I was looking at the implied interest rates built into the prices of various Berkshire calls.
They are all high enough now that it's no longer obvious that it's a good investment strategy.

Obviously, it's real rates that matter.
An interest rate of 6% is attractive if monetary inflation is 5%, but not attractive if monetary inflation is 1%.

By "monetary inflation", I mean the fall in the general purpose purchasing power of a US dollar.
If oil prices spike the average Joe might be paying more each month to do what he did the month before, but that's a price change specific to one item.
If you divide all price changes into the components of "what happened in general" plus "what idiosyncratic change happened to t his particular good", inflation is now quite muted.
Basically, if you know nothing else about a company, you should generally expect all their costs and prices and profits to go up by an amount equal to the monetary inflation rate.
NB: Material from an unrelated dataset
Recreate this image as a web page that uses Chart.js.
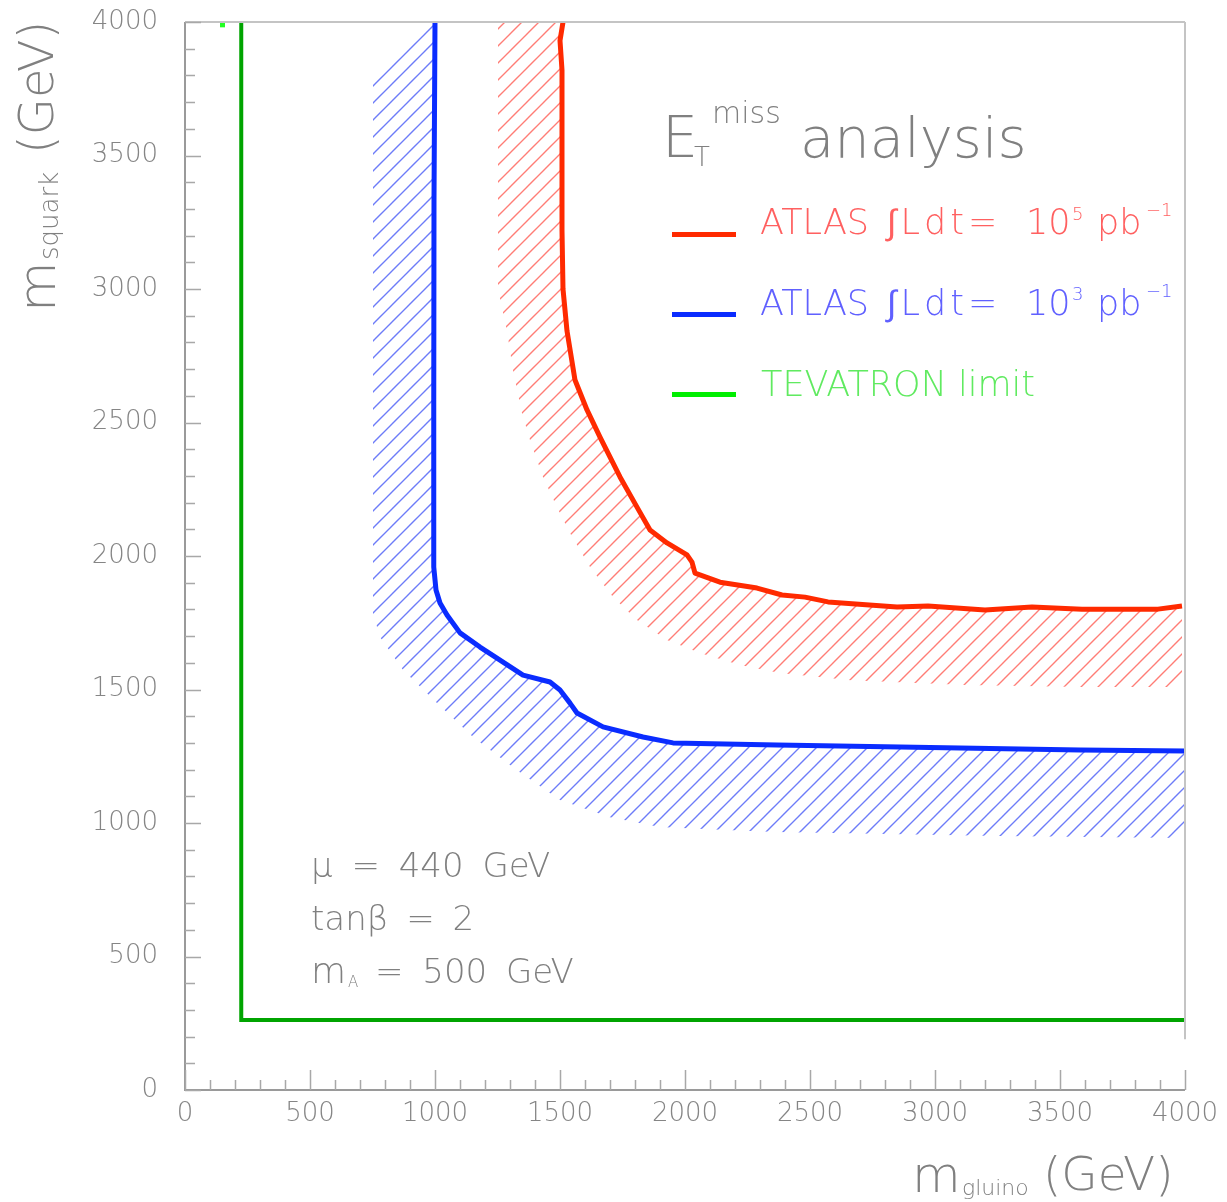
<!DOCTYPE html>
<html><head><meta charset="utf-8">
<script src="https://cdn.jsdelivr.net/npm/chart.js@4.4.1/dist/chart.umd.min.js"></script>
<style>
html,body{margin:0;padding:0;background:#fff;}
#wrap{position:relative;width:1227px;height:1202px;overflow:hidden;background:#fff;}
#c{position:absolute;left:0;top:0;}
.t{position:absolute;white-space:nowrap;font-family:"DejaVu Sans",sans-serif;font-weight:200;line-height:1;}
.ln{position:absolute;height:5px;}
</style></head><body>
<div id="wrap"><canvas id="c" width="1227" height="1202"></canvas></div>
<script>
// ---- data (GeV) ----
const xTickLabels = ['0','500','1000','1500','2000','2500','3000','3500','4000'];
const yTickLabels = ['0','500','1000','1500','2000','2500','3000','3500','4000'];

// ATLAS 10^5 pb^-1 limit (red)
const redX = [1512,1500,1508,1508,1508,1512,1528,1560,1608,1660,1740,1808,1860,1928,2008,2028,2040,2140,2288,2388,2480,2572,2848,2972,3200,3388,3588,3892,3988];
const redY = [4000,3930,3820,3520,3220,3000,2843,2659,2547,2445,2296,2183,2097,2049,2004,1977,1936,1902,1880,1854,1846,1828,1809,1813,1798,1809,1801,1801,1813];
// outer edge of red hatched band
const redBandX = [1252,1252,1288,1312,1348,1380,1432,1488,1540,1620,1712,1808,1928,2060,2220,2380,2664,3124,3584,3988];
const redBandY = [4000,3000,2843,2696,2535,2434,2296,2183,2086,1959,1846,1760,1685,1637,1592,1562,1535,1517,1509,1509];

// ATLAS 10^3 pb^-1 limit (blue)
const blueX = [1000,996,995,995,1004,1020,1048,1100,1180,1260,1352,1460,1500,1540,1568,1672,1832,1952,2368,2860,3580,4000];
const blueY = [4000,3333,2584,1959,1873,1824,1779,1712,1659,1610,1554,1528,1498,1449,1412,1360,1322,1300,1292,1285,1273,1270];
// outer edge of blue hatched band
const blueBandX = [752,752,780,872,1008,1152,1328,1500,1700,1900,2168,2368,3260,4000];
const blueBandY = [3783,1786,1697,1573,1449,1322,1198,1086,1022,985,974,966,951,944];

// TEVATRON limit (green)
const tevX = [225,225,4000];
const tevY = [4000,262,262];
const tevMarkX = [150,150];
const tevMarkY = [3980,4000];

const legendLabels = ['ATLAS \u222BLdt= 10^5 pb^-1','ATLAS \u222BLdt= 10^3 pb^-1','TEVATRON limit'];

// ---- helpers ----
const pts = (xs, ys) => xs.map((x, i) => ({x, y: ys[i]}));
const band = (cx, cy, ox, oy) => pts(cx, cy).concat(pts(ox, oy).reverse());

const canvas = document.getElementById('c');
const ctx = canvas.getContext('2d');
function hatch(color){
  const s = 17, c = document.createElement('canvas');
  c.width = s; c.height = s;
  const g = c.getContext('2d');
  g.strokeStyle = color; g.lineWidth = 1.4;
  g.beginPath();
  g.moveTo(-2, s + 2); g.lineTo(s + 2, -2);
  g.moveTo(-3, 3); g.lineTo(3, -3);
  g.moveTo(s - 3, s + 3); g.lineTo(s + 3, s - 3);
  g.stroke();
  return ctx.createPattern(c, 'repeat');
}

const framePlugin = {
  id: 'frame',
  afterDatasetsDraw(chart){
    const {ctx, chartArea: a, scales: {x, y}} = chart;
    ctx.save();
    ctx.lineCap = 'butt';
    ctx.strokeStyle = '#c4c4c4'; ctx.lineWidth = 2;
    ctx.beginPath();
    ctx.moveTo(a.left, a.top); ctx.lineTo(a.right, a.top);
    ctx.moveTo(a.right, a.top); ctx.lineTo(a.right, y.getPixelForValue(190));
    ctx.stroke();
    ctx.strokeStyle = '#9a9a9a'; ctx.lineWidth = 2;
    ctx.beginPath();
    ctx.moveTo(a.left, a.top); ctx.lineTo(a.left, a.bottom); ctx.lineTo(a.right, a.bottom);
    ctx.stroke();
    ctx.strokeStyle = '#a8a8a8'; ctx.lineWidth = 1.5;
    ctx.beginPath();
    for (let v = 0; v <= 4000; v += 100){
      const px = Math.round(x.getPixelForValue(v)) + 0.5;
      const lx = v % 500 === 0 ? 20 : 10;
      ctx.moveTo(px, a.bottom); ctx.lineTo(px, a.bottom - lx);
      const py = Math.round(y.getPixelForValue(v)) + 0.5;
      const ly = v % 500 === 0 ? 16 : 10;
      ctx.moveTo(a.left, py); ctx.lineTo(a.left + ly, py);
    }
    ctx.stroke();
    ctx.restore();
  }
};

const tickFont = {family: 'DejaVu Sans', size: 26, weight: '200'};
new Chart(ctx, {
  type: 'scatter',
  data: {datasets: [
    {label: legendLabels[0], data: pts(redX, redY), showLine: true, borderColor: '#ff2a00', borderWidth: 5, pointRadius: 0, fill: false, borderJoinStyle: 'round', order: 0},
    {label: legendLabels[1], data: pts(blueX, blueY), showLine: true, borderColor: '#0a2cff', borderWidth: 5, pointRadius: 0, fill: false, borderJoinStyle: 'round', order: 0},
    {label: legendLabels[2], data: pts(tevX, tevY), showLine: true, borderColor: '#00a400', borderWidth: 4, pointRadius: 0, fill: false, order: 0},
    {label: 'tev mark', data: pts(tevMarkX, tevMarkY), showLine: true, borderColor: '#22ff22', borderWidth: 5, pointRadius: 0, fill: false, order: 0},
    {label: 'red band', data: band(redX, redY, redBandX, redBandY), showLine: true, borderWidth: 0, borderColor: 'rgba(0,0,0,0)', backgroundColor: hatch('rgba(255,70,60,0.7)'), pointRadius: 0, fill: 'shape', order: 1},
    {label: 'blue band', data: band(blueX, blueY, blueBandX, blueBandY), showLine: true, borderWidth: 0, borderColor: 'rgba(0,0,0,0)', backgroundColor: hatch('rgba(60,80,245,0.75)'), pointRadius: 0, fill: 'shape', order: 1}
  ]},
  options: {
    responsive: false, animation: false, devicePixelRatio: 1,
    layout: {padding: {left: 0, right: 42, top: 22, bottom: 0}},
    plugins: {legend: {display: false}, tooltip: {enabled: false}},
    scales: {
      x: {type: 'linear', min: 0, max: 4000,
          afterFit(s){ s.height = 112; s.paddingLeft = 0; s.paddingRight = 0; },
          grid: {display: false, drawTicks: false}, border: {display: false},
          ticks: {stepSize: 500, padding: 9, color: '#858585', font: tickFont, maxRotation: 0, autoSkip: false,
                  callback: (v, i) => xTickLabels[i]}},
      y: {type: 'linear', min: 0, max: 4000,
          afterFit(s){ s.width = 185; s.paddingTop = 0; s.paddingBottom = 0; },
          grid: {display: false, drawTicks: false}, border: {display: false},
          ticks: {stepSize: 500, padding: 27, color: '#858585', font: tickFont, autoSkip: false,
                  callback: (v, i) => yTickLabels[i]}}
    }
  },
  plugins: [framePlugin]
});

// ---- text overlay ----
const wrap = document.getElementById('wrap');
const ASC = 0.846;
function put(text, x, base, fs, color, extra){
  const d = document.createElement('div');
  d.className = 't';
  d.textContent = text;
  d.style.left = x + 'px';
  d.style.top = (base - ASC * fs) + 'px';
  d.style.fontSize = fs + 'px';
  d.style.color = color;
  if (extra) Object.assign(d.style, extra);
  wrap.appendChild(d);
  return d;
}
function lineSample(y, color){
  const d = document.createElement('div');
  d.className = 'ln';
  d.style.left = '672px'; d.style.width = '64px';
  d.style.top = (y - 2.5) + 'px'; d.style.background = color;
  wrap.appendChild(d);
}
const grey = '#808080';
// E_T^miss analysis
put('E', 662, 157, 57, grey);
put('T', 694, 166, 26, grey);
put('miss', 712, 123, 30, grey);
put('analysis', 800, 157, 56, grey);
// legend entries
const cR = '#ff6060', cB = '#6060ff', cG = '#60ea60';
lineSample(234, '#ff2a00'); lineSample(314, '#0a2cff'); lineSample(394, '#00ee00');
[[235, cR, '5', 220, 216], [316, cB, '3', 300, 297]].forEach(([b, c, ex, b1, b2]) => {
  put('ATLAS', 760, b, 35, c);
  put('\u222BLdt=', 887, b, 35, c, {letterSpacing: '4px'});
  put('10', 1026, b, 35, c);
  put(ex, 1072, b1, 18, c);
  put('pb', 1097, b, 35, c);
  put('\u22121', 1146, b2, 18, c);
});
put('TEVATRON limit', 761, 397, 35, cG);
// parameters
put('\u03BC = 440 GeV', 311, 877, 34, grey, {wordSpacing: '8px'});
put('tan\u03B2 = 2', 311, 930, 34, grey, {wordSpacing: '7px'});
put('m', 311, 983, 36, grey);
put('A', 348, 988, 15, grey);
put('= 500 GeV', 375, 983, 34, grey, {wordSpacing: '8px'});
// x axis title
put('m', 912, 1192, 50, grey);
put('gluino', 962, 1196, 22, grey);
put('(GeV)', 1043, 1190, 47, grey);
// y axis title (rotated)
const yt = document.createElement('div');
yt.style.cssText = 'position:absolute;left:55px;top:312px;width:0;height:0;transform:rotate(-90deg);transform-origin:0 0;';
wrap.appendChild(yt);
function putR(text, u, v, fs){
  const d = document.createElement('div');
  d.className = 't'; d.textContent = text;
  d.style.left = u + 'px'; d.style.top = (v - ASC * fs) + 'px';
  d.style.fontSize = fs + 'px'; d.style.color = grey;
  yt.appendChild(d);
}
putR('m', 0, 0, 52);
putR('squark', 52, 3, 26);
putR('(GeV)', 158, -2, 48);
</script>
</body></html>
The best measure of this I've found is the New York Fed's "Underlying Inflation Gauge", which coincidentally they just discontinued and replaced.
The final figure, released Oct 12 for September prices versus a year prior, was either +2.87% or +2.15%, depending on which of their two calculation methods you preferred.
In short, "general" inflation has collapsed.

But interest rates charged in the market haven't. Not only policy rates, but what the market is charging for "loans" 2-3 years out.
For example, the lowest-strike BRK call for January 2026 has an implied interest rate of 7.60%.
If underlying inflation is and remains in the range indicated by those UIG figures, that's a real interest rate of 4.73% to 5.45%

A higher strike call (but not a super speculative one), for example strike $260, is showing an implied rate of 8.22%.
If underlying inflation is and remains in the range indicated by those UIG figures, that's a real interest rate of 5.35% to 6.07%.

Since I only count on a share of Berkshire rising in value at a real 7%/year on average (though I hope for more), those real interest rates don't look like a great deal, especially as we're likely to see a couple of years of below-trend growth in observable value.
You might end up borrowing at a real 5.5% to see a value increase of a real 6.0%. Not great math.

I have made a lot of money in the last decade with the leverage offered by options, but we always knew the party might come to an end if the interest rates become too substantial.
This might be the moment. Or nearly so.